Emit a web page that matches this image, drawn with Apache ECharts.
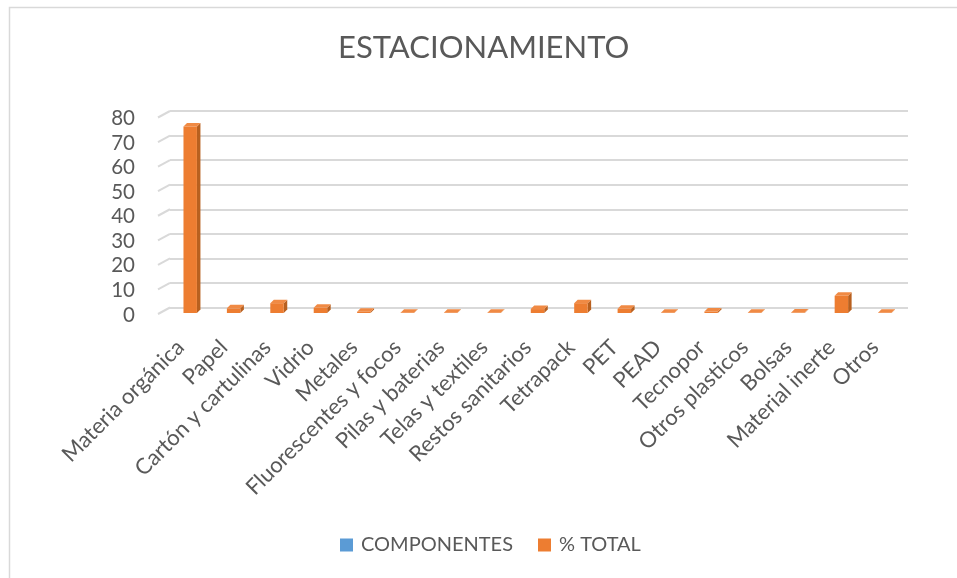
<!DOCTYPE html>
<html>
<head>
<meta charset="utf-8">
<script src="https://cdn.jsdelivr.net/npm/echarts@6/dist/echarts.min.js"></script>
<style>
  html, body { margin: 0; padding: 0; background: #fff; }
  #chart { width: 957px; height: 578px; }
</style>
</head>
<body>
<div id="chart"></div>
<script>
// Waste components measured at the parking area (% of total)
const categories = [
  'Materia orgánica', 'Papel', 'Cartón y cartulinas', 'Vidrio', 'Metales',
  'Fluorescentes y focos', 'Pilas y baterias', 'Telas y textiles',
  'Restos sanitarios', 'Tetrapack', 'PET', 'PEAD', 'Tecnopor',
  'Otros plasticos', 'Bolsas', 'Material inerte', 'Otros'
];
const porcentajeTotal = [75.9, 1.9, 4.0, 2.1, 0.5, 0.1, 0.1, 0.1, 1.6, 4.0, 1.7, 0.1, 0.6, 0.1, 0.2, 7.0, 0.1];
const componentes = [];
const yTicks = [0, 10, 20, 30, 40, 50, 60, 70, 80];

const TEXT = '#595959';
const FONT = 'Lato';
const ORANGE = '#ED7D31';
const ORANGE_SIDE = '#B8601F';
const ORANGE_TOP = '#F08A44';
const BLUE = '#5B9BD5';

// pseudo-3D offsets
const FRONT_DX = -1.5, FRONT_DY = 5.5;   // bars stand in the middle of the floor
const DEPTH = 3.5;                        // bar depth
const FLOOR_DX = 12, FLOOR_DY = 6.5;      // left wall slant of the gridlines

function renderBar(params, api) {
  const cat = api.value(0);
  const val = api.value(1);
  const top = api.coord([cat, val]);
  const base = api.coord([cat, 0]);
  const w = api.size([1, 0])[0] * 0.31;
  const x0 = top[0] - w / 2 + FRONT_DX;
  const x1 = x0 + w;
  const yt = top[1] + FRONT_DY;
  const yb = base[1] + FRONT_DY;
  return {
    type: 'group',
    children: [
      { type: 'polygon', shape: { points: [[x1, yt], [x1 + DEPTH, yt - DEPTH], [x1 + DEPTH, yb - DEPTH], [x1, yb]] },
        style: { fill: ORANGE_SIDE } },
      { type: 'polygon', shape: { points: [[x0, yt], [x0 + DEPTH, yt - DEPTH], [x1 + DEPTH, yt - DEPTH], [x1, yt]] },
        style: { fill: ORANGE_TOP } },
      { type: 'rect', shape: { x: x0, y: yt, width: w, height: yb - yt },
        style: { fill: ORANGE } }
    ]
  };
}

function renderWall(params, api) {
  const v = api.value(1);
  const p = api.coord([0, v]);
  const left = p[0] - api.size([1, 0])[0] / 2;
  return {
    type: 'line',
    shape: { x1: left - FLOOR_DX, y1: p[1] + FLOOR_DY, x2: left, y2: p[1] },
    style: { stroke: '#D9D9D9', lineWidth: 2 }
  };
}

const chart = echarts.init(document.getElementById('chart'), null, { renderer: 'canvas' });
chart.setOption({
  backgroundColor: '#fff',
  animation: false,
  title: {
    text: 'ESTACIONAMIENTO',
    left: 333,
    top: 27,
    textStyle: { color: TEXT, fontFamily: FONT, fontSize: 31, fontWeight: 'normal' }
  },
  legend: {
    left: 335,
    top: 530,
    itemWidth: 13,
    itemHeight: 13,
    itemGap: 25,
    icon: 'rect',
    data: ['COMPONENTES', '% TOTAL'],
    textStyle: { color: TEXT, fontFamily: FONT, fontSize: 20, padding: [0, 0, 0, 3] }
  },
  graphic: [{
    type: 'rect', left: 7, top: 5, silent: true,
    shape: { width: 960, height: 600 },
    style: { fill: 'none', stroke: '#D9D9D9', lineWidth: 1.5 }
  }],
  grid: { left: 170, right: 49, top: 111, bottom: 270.5 },
  xAxis: {
    type: 'category',
    data: categories,
    axisLine: { show: false },
    axisTick: { show: false },
    axisLabel: {
      interval: 0, rotate: 45, margin: 25,
      padding: [0, 16, 0, 0],
      color: TEXT, fontFamily: FONT, fontSize: 22
    }
  },
  yAxis: {
    type: 'value',
    min: 0, max: 80, interval: 10,
    axisLine: { show: false },
    axisTick: { show: false },
    axisLabel: {
      margin: 35, color: TEXT, fontFamily: FONT, fontSize: 20.5,
      verticalAlign: 'top', lineHeight: 15
    },
    splitLine: { lineStyle: { color: '#D9D9D9', width: 2 } }
  },
  series: [
    {
      name: 'COMPONENTES',
      type: 'custom',
      itemStyle: { color: BLUE },
      renderItem: renderBar,
      data: componentes
    },
    {
      name: 'wall',
      type: 'custom',
      silent: true,
      renderItem: renderWall,
      data: yTicks.map(v => [0, v]),
      z: 1
    },
    {
      name: '% TOTAL',
      type: 'custom',
      itemStyle: { color: ORANGE },
      renderItem: renderBar,
      encode: { x: 0, y: 1 },
      data: porcentajeTotal.map((v, i) => [i, v]),
      z: 3
    }
  ]
});
</script>
</body>
</html>
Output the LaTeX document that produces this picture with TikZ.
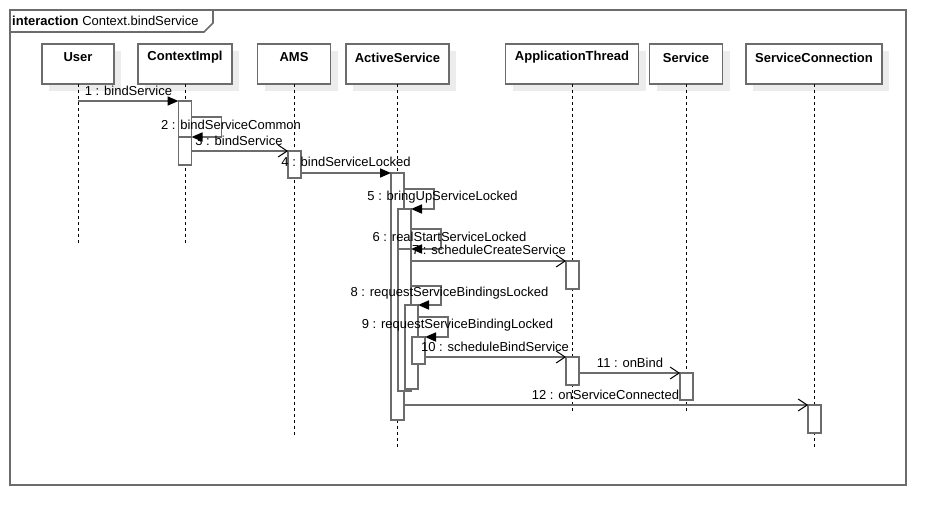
\documentclass[tikz,border=0pt]{standalone}
\usepackage{fontspec}
\setmainfont{Liberation Sans}
\usetikzlibrary{arrows.meta,shadows,calc}
\definecolor{lg}{RGB}{108,108,108}
\definecolor{shd}{RGB}{236,236,236}
\begin{document}
\begin{tikzpicture}[x=1pt,y=-1pt,
  every node/.style={font=\fontsize{13}{15}\selectfont},
  head/.style={draw=lg,line width=1.6pt,fill=white,minimum height=40,inner sep=0,outer sep=0,anchor=north,
    drop shadow={shadow xshift=7pt,shadow yshift=-7pt,fill=shd,opacity=1}},
  headtxt/.style={font=\fontsize{13}{15}\selectfont\bfseries,inner sep=0},
  life/.style={black,line width=0.8pt,dash pattern=on 3pt off 3pt},
  act/.style={draw=lg,line width=1.6pt,fill=white,minimum width=13,inner sep=0,outer sep=0,anchor=north},
  msg/.style={lg,line width=1.6pt},
  sync/.style={msg,-{Triangle[length=11pt,width=9pt,color=black]}},
  async/.style={msg,-{Straight Barb[length=9pt,width=12pt,color=black,line width=1pt]}},
  lbl/.style={inner sep=0},
]
\useasboundingbox (0,0) rectangle (946,525);
% frame
\draw[lg,line width=1.6pt] (10,10) rectangle (906,485);
\draw[lg,line width=1.6pt] (10,32) -- (204,32) -- (213,23) -- (213,10);
\node[lbl,anchor=west] (frlbl) at (12,21) {\textbf{interaction} Context.bindService};

% headers
\node[head,minimum width=72] (U) at (78,44) {};
\node[head,minimum width=94] (CI) at (185,44) {};
\node[head,minimum width=73] (AMS) at (294,44) {};
\node[head,minimum width=103] (AS) at (397.5,44) {};
\node[head,minimum width=133] (AT) at (572,44) {};
\node[head,minimum width=73] (SV) at (686,44) {};
\node[head,minimum width=136] (SC) at (814,44) {};
\node[headtxt] (Ut) at (78,57.5) {User};
\node[headtxt] (CIt) at (185,57.5) {ContextImpl};
\node[headtxt] (AMSt) at (294,57.5) {AMS};
\node[headtxt] (ASt) at (397.5,57.5) {ActiveService};
\node[headtxt] (ATt) at (572,57.5) {ApplicationThread};
\node[headtxt] (SVt) at (686,57.5) {Service};
\node[headtxt] (SCt) at (814,57.5) {ServiceConnection};

% lifeline ends
\coordinate (Ue) at (78,243);
\coordinate (CIe) at (185,243);
\coordinate (AMSe) at (294,435);
\coordinate (ASe) at (397.5,447);
\coordinate (ATe) at (572,412);
\coordinate (SVe) at (686,412);
\coordinate (SCe) at (814,447);
\draw[life] (U.south) -- (Ue);
\draw[life] (CI.south) -- (CIe);
\draw[life] (AMS.south) -- (AMSe);
\draw[life] (AS.south) -- (ASe);
\draw[life] (AT.south) -- (ATe);
\draw[life] (SV.south) -- (SVe);
\draw[life] (SC.south) -- (SCe);

% activations
\node[act,minimum height=36] (C1) at (185,101) {};
\node[act,minimum height=28] (C2) at (185,137) {};
\node[act,minimum height=27] (AM1) at (294.5,151) {};
\node[act,minimum height=247] (A1) at (397.5,173) {};
\node[act,minimum height=182] (A2) at (404.5,209) {};
\node[act,minimum height=142] (A3) at (404.5,249) {};
\node[act,minimum height=84] (A4) at (411.5,305) {};
\node[act,minimum height=27] (A5) at (418.5,337) {};
\node[act,minimum height=28] (AT1) at (572.5,261) {};
\node[act,minimum height=28] (AT2) at (572.5,357) {};
\node[act,minimum height=27] (S1) at (686.5,373) {};
\node[act,minimum height=28] (SC1) at (814.5,405) {};

% messages
\draw[sync] (C1.north west -| U.south) -- (C1.north west);
\draw[sync] (C2.north east) ++(0,-20) -- ++(30,0) |- (C2.north east);
\draw[async] (AM1.north west -| C2.east) -- (AM1.north west);
\draw[sync] (A1.north west -| AM1.east) -- (A1.north west);
\draw[sync] (A2.north east -| A1.east) ++(0,-20) -- ++(30,0) |- (A2.north east);
\draw[sync] (A3.north east -| A2.east) ++(0,-20) -- ++(30,0) |- (A3.north east);
\draw[async] (AT1.north west -| A3.east) -- (AT1.north west);
\draw[sync] (A4.north east -| A3.east) ++(0,-19) -- ++(30,0) |- (A4.north east);
\draw[sync] (A5.north east -| A4.east) ++(0,-20) -- ++(30,0) |- (A5.north east);
\draw[async] (AT2.north west -| A5.east) -- (AT2.north west);
\draw[async] (S1.north west -| AT2.east) -- (S1.north west);
\draw[async] (SC1.north west -| A1.east) -- (SC1.north west);

% labels
\node[lbl] (t1) at (128.5,91) {1 : bindService};
\node[lbl] (t2) at (231,125) {2 : bindServiceCommon};
\node[lbl] (t3) at (239,141) {3 : bindService};
\node[lbl] (t4) at (346,162) {4 : bindServiceLocked};
\node[lbl] (t5) at (442.5,197) {5 : bringUpServiceLocked};
\node[lbl] (t6) at (449.5,237) {6 : realStartServiceLocked};
\node[lbl] (t7) at (489,250) {7 : scheduleCreateService};
\node[lbl] (t8) at (449.5,293) {8 : requestServiceBindingsLocked};
\node[lbl] (t9) at (457.5,325) {9 : requestServiceBindingLocked};
\node[lbl] (t10) at (495,347) {10 : scheduleBindService};
\node[lbl] (t11) at (630,363) {11 : onBind};
\node[lbl] (t12) at (605.5,395) {12 : onServiceConnected};
\end{tikzpicture}
\end{document}
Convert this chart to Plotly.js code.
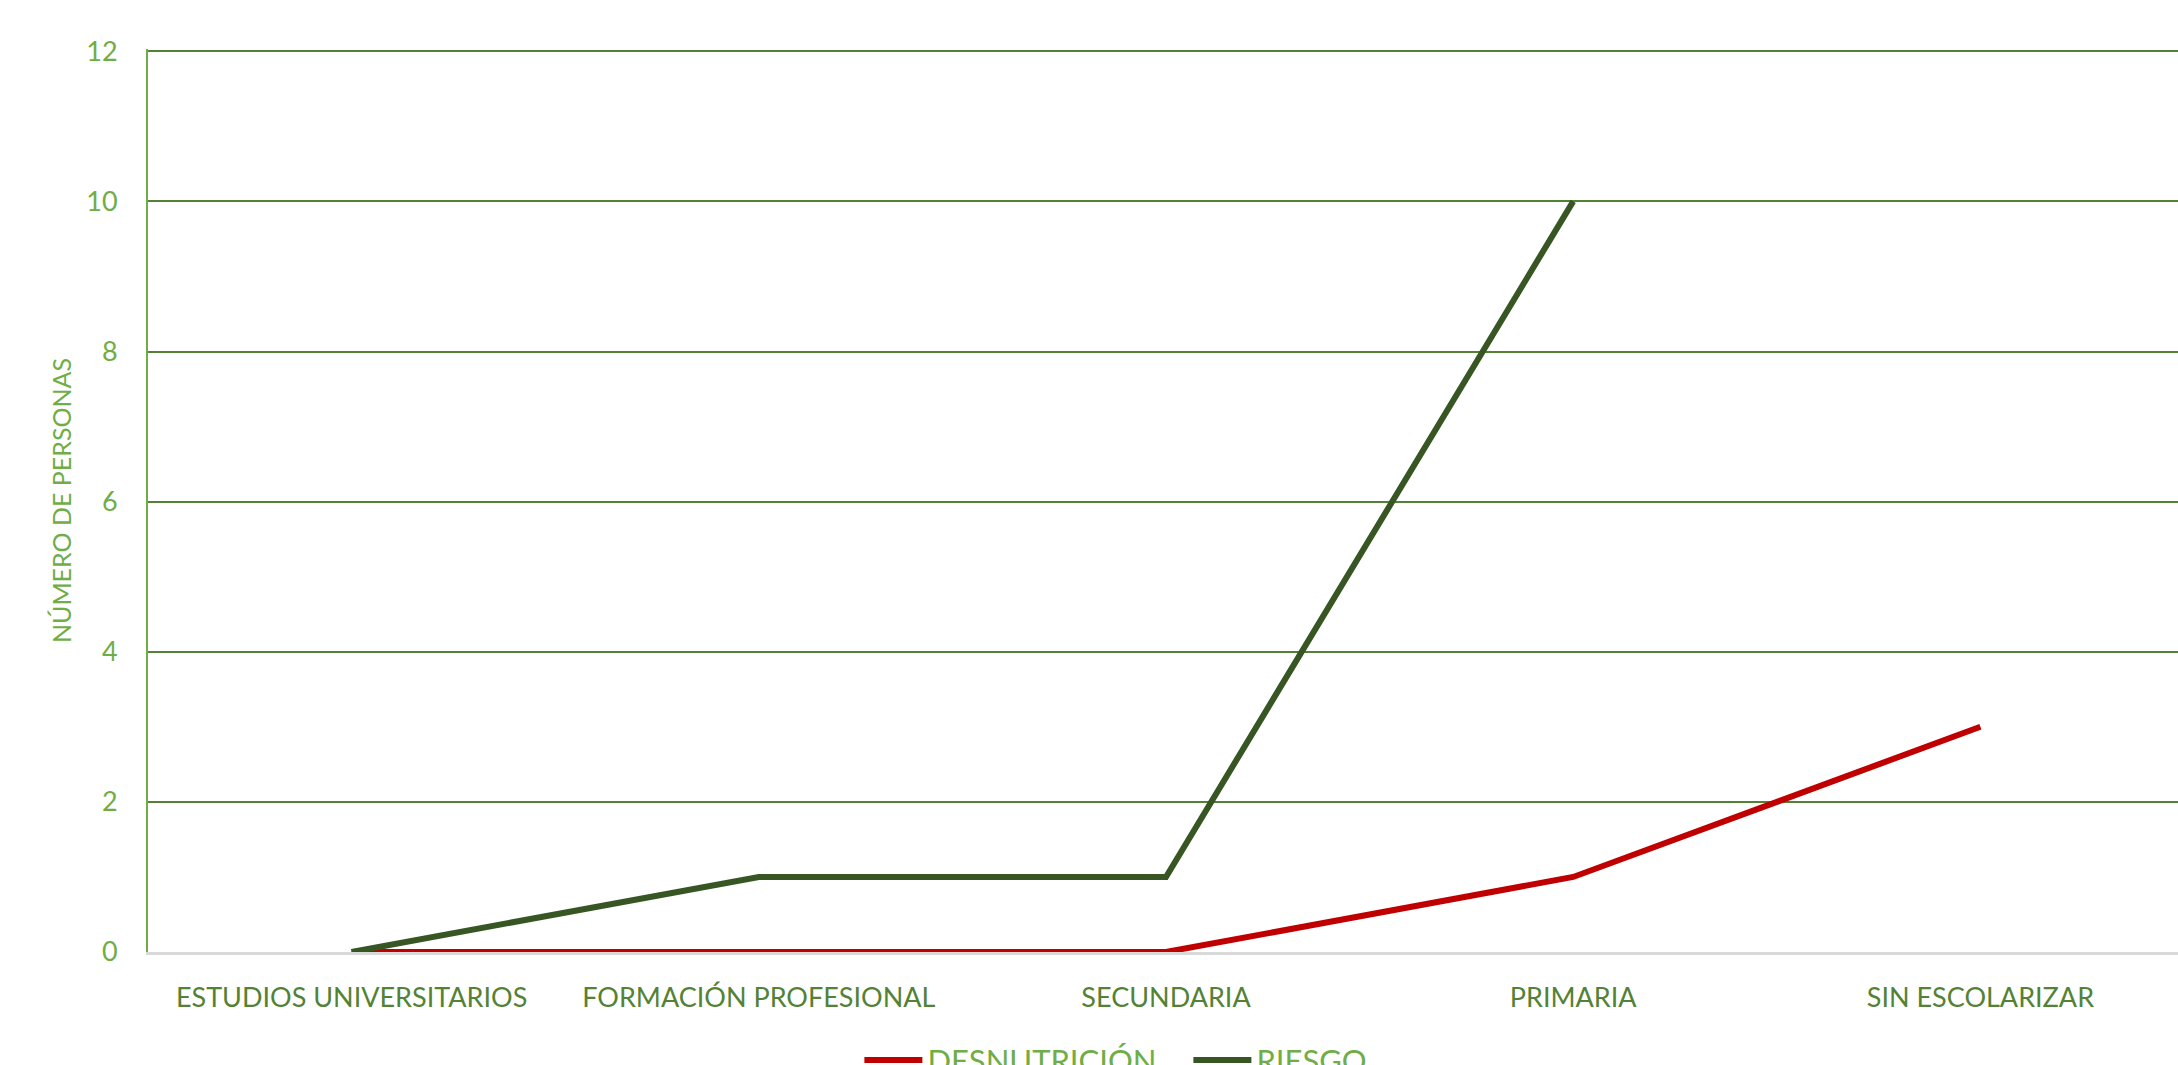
<!DOCTYPE html>
<html>
<head>
<meta charset="utf-8">
<script src="https://cdn.plot.ly/plotly-3.0.1.min.js"></script>
<style>
html,body{margin:0;padding:0;overflow:hidden;background:#fff;}
#chart{width:2184px;height:1065px;}
</style>
</head>
<body>
<div id="chart"></div>
<script>
const categories = ["ESTUDIOS UNIVERSITARIOS", "FORMACIÓN PROFESIONAL", "SECUNDARIA", "PRIMARIA", "SIN ESCOLARIZAR"];
const desnutricion = [0, 0, 0, 1, 3];
const riesgo = [0, 1, 1, 10, null];
const yTicks = [0, 2, 4, 6, 8, 10, 12];

const FONT = "Lato, 'Open Sans', sans-serif";

const traces = [
  {
    x: categories, y: desnutricion, name: "DESNUTRICIÓN", type: "scatter", mode: "lines",
    line: {color: "#C00000", width: 6}
  },
  {
    x: categories, y: riesgo, name: "RIESGO", type: "scatter", mode: "lines",
    line: {color: "#375623", width: 6}
  }
];

const layout = {
  width: 2184, height: 1065,
  margin: {l: 148, r: 0, t: 49, b: 113, autoexpand: false},
  paper_bgcolor: "#ffffff", plot_bgcolor: "#ffffff",
  font: {family: FONT},
  showlegend: true,
  legend: {
    orientation: "h", x: 0.3494, xanchor: "left", y: -0.09, yanchor: "top",
    itemwidth: 58,
    entrywidth: 256, entrywidthmode: "pixels",
    font: {family: FONT, size: 31, color: "#70AD47"}
  },
  xaxis: {
    type: "category",
    range: [-0.5, 4.5],
    showgrid: false,
    showline: true, linecolor: "#D9D9D9", linewidth: 3,
    zeroline: false,
    ticks: "",
    ticklabelstandoff: 20,
    tickfont: {family: FONT, size: 27, color: "#548235"},
    fixedrange: true
  },
  yaxis: {
    range: [0, 12.03],
    tickvals: yTicks,
    ticktext: yTicks.map(String),
    showgrid: true, gridcolor: "#548235", gridwidth: 2,
    showline: true, linecolor: "#70AD47", linewidth: 2,
    zeroline: false,
    ticks: "",
    ticklabelstandoff: 23,
    tickfont: {family: FONT, size: 27, color: "#70AD47"},
    title: {text: "NÚMERO DE PERSONAS", font: {family: FONT, size: 25, color: "#70AD47"}, standoff: 8},
    fixedrange: true
  }
};

Plotly.newPlot("chart", traces, layout, {displayModeBar: false, staticPlot: true});
</script>
</body>
</html>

_Exercise_
From the listing above, pick out every line containing "that".

_Answer to the task_
Emit a web page that matches this image, drawn with Apache ECharts.
Output the LaTeX document that produces this picture with TikZ.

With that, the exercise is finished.